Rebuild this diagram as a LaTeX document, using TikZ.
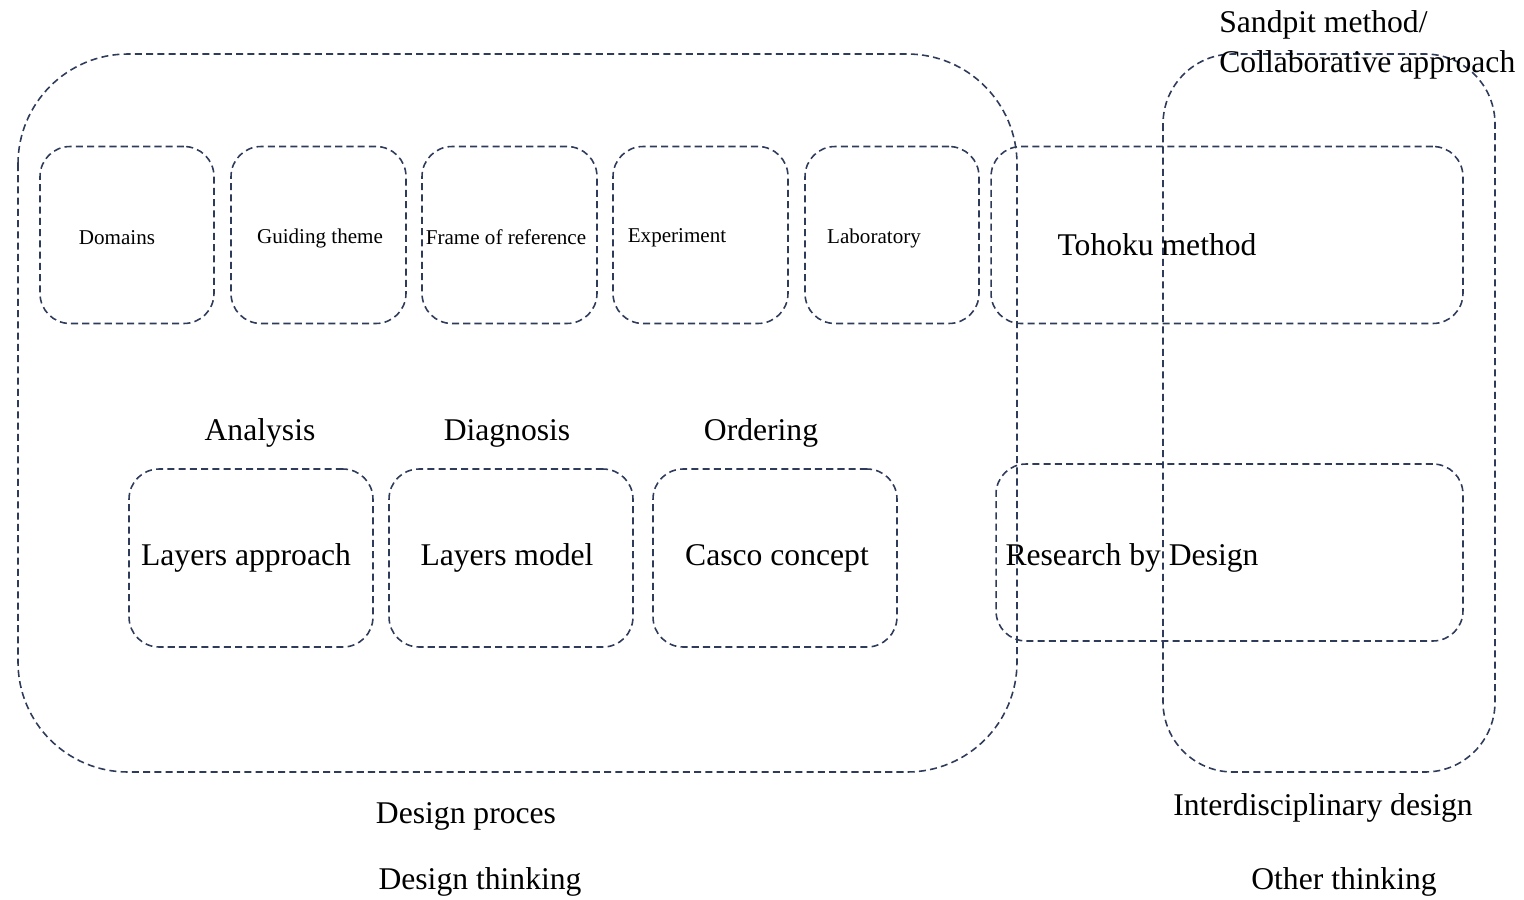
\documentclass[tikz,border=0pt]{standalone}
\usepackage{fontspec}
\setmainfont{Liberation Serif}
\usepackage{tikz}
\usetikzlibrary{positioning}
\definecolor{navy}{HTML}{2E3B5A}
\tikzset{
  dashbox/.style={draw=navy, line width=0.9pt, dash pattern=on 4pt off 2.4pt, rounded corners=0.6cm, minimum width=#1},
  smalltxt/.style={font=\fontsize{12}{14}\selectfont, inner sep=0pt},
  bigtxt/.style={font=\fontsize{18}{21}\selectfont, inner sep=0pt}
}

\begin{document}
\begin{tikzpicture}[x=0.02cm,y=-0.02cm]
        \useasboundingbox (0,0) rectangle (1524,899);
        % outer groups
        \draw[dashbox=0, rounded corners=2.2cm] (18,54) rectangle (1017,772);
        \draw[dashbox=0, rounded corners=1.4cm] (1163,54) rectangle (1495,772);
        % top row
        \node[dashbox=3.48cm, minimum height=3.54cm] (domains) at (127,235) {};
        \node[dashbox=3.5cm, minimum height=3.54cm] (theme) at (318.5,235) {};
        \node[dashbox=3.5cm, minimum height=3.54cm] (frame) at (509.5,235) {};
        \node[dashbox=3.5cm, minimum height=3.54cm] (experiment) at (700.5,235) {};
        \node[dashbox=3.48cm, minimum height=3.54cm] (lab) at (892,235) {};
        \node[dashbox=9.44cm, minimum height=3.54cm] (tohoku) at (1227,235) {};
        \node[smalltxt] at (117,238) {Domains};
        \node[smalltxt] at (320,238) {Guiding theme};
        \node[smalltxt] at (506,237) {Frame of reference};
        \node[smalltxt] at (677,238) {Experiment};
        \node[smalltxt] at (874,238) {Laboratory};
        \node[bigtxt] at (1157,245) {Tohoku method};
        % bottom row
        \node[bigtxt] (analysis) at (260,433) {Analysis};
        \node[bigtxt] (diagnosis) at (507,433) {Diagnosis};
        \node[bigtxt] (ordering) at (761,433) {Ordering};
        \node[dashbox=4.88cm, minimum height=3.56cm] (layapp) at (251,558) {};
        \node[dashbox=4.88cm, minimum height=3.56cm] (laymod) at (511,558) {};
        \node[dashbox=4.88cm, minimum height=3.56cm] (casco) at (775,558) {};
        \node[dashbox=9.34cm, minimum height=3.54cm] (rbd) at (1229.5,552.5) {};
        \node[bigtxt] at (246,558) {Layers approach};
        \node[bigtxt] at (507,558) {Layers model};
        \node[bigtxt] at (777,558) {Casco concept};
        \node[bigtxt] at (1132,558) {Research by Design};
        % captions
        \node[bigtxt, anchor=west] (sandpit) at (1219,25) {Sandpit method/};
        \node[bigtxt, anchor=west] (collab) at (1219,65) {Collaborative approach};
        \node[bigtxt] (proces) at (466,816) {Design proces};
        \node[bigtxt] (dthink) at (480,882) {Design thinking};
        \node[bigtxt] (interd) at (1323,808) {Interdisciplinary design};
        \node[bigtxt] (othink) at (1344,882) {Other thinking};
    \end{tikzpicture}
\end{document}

### Work to complete
The listing above needs to be output again exactly. Don't include the pictures.

### Completed exercise
Rebuild this diagram as a LaTeX document, using TikZ.
\documentclass[tikz,border=0pt]{standalone}
\usepackage{fontspec}
\setmainfont{Liberation Serif}
\usepackage{tikz}
\usetikzlibrary{positioning}
\definecolor{navy}{HTML}{2E3B5A}
\tikzset{
  dashbox/.style={draw=navy, line width=0.9pt, dash pattern=on 4pt off 2.4pt, rounded corners=0.6cm, minimum width=#1},
  smalltxt/.style={font=\fontsize{12}{14}\selectfont, inner sep=0pt},
  bigtxt/.style={font=\fontsize{18}{21}\selectfont, inner sep=0pt}
}

\begin{document}
\begin{tikzpicture}[x=0.02cm,y=-0.02cm]
        \useasboundingbox (0,0) rectangle (1524,899);
        % outer groups
        \draw[dashbox=0, rounded corners=2.2cm] (18,54) rectangle (1017,772);
        \draw[dashbox=0, rounded corners=1.4cm] (1163,54) rectangle (1495,772);
        % top row
        \node[dashbox=3.48cm, minimum height=3.54cm] (domains) at (127,235) {};
        \node[dashbox=3.5cm, minimum height=3.54cm] (theme) at (318.5,235) {};
        \node[dashbox=3.5cm, minimum height=3.54cm] (frame) at (509.5,235) {};
        \node[dashbox=3.5cm, minimum height=3.54cm] (experiment) at (700.5,235) {};
        \node[dashbox=3.48cm, minimum height=3.54cm] (lab) at (892,235) {};
        \node[dashbox=9.44cm, minimum height=3.54cm] (tohoku) at (1227,235) {};
        \node[smalltxt] at (117,238) {Domains};
        \node[smalltxt] at (320,238) {Guiding theme};
        \node[smalltxt] at (506,237) {Frame of reference};
        \node[smalltxt] at (677,238) {Experiment};
        \node[smalltxt] at (874,238) {Laboratory};
        \node[bigtxt] at (1157,245) {Tohoku method};
        % bottom row
        \node[bigtxt] (analysis) at (260,433) {Analysis};
        \node[bigtxt] (diagnosis) at (507,433) {Diagnosis};
        \node[bigtxt] (ordering) at (761,433) {Ordering};
        \node[dashbox=4.88cm, minimum height=3.56cm] (layapp) at (251,558) {};
        \node[dashbox=4.88cm, minimum height=3.56cm] (laymod) at (511,558) {};
        \node[dashbox=4.88cm, minimum height=3.56cm] (casco) at (775,558) {};
        \node[dashbox=9.34cm, minimum height=3.54cm] (rbd) at (1229.5,552.5) {};
        \node[bigtxt] at (246,558) {Layers approach};
        \node[bigtxt] at (507,558) {Layers model};
        \node[bigtxt] at (777,558) {Casco concept};
        \node[bigtxt] at (1132,558) {Research by Design};
        % captions
        \node[bigtxt, anchor=west] (sandpit) at (1219,25) {Sandpit method/};
        \node[bigtxt, anchor=west] (collab) at (1219,65) {Collaborative approach};
        \node[bigtxt] (proces) at (466,816) {Design proces};
        \node[bigtxt] (dthink) at (480,882) {Design thinking};
        \node[bigtxt] (interd) at (1323,808) {Interdisciplinary design};
        \node[bigtxt] (othink) at (1344,882) {Other thinking};
    \end{tikzpicture}
\end{document}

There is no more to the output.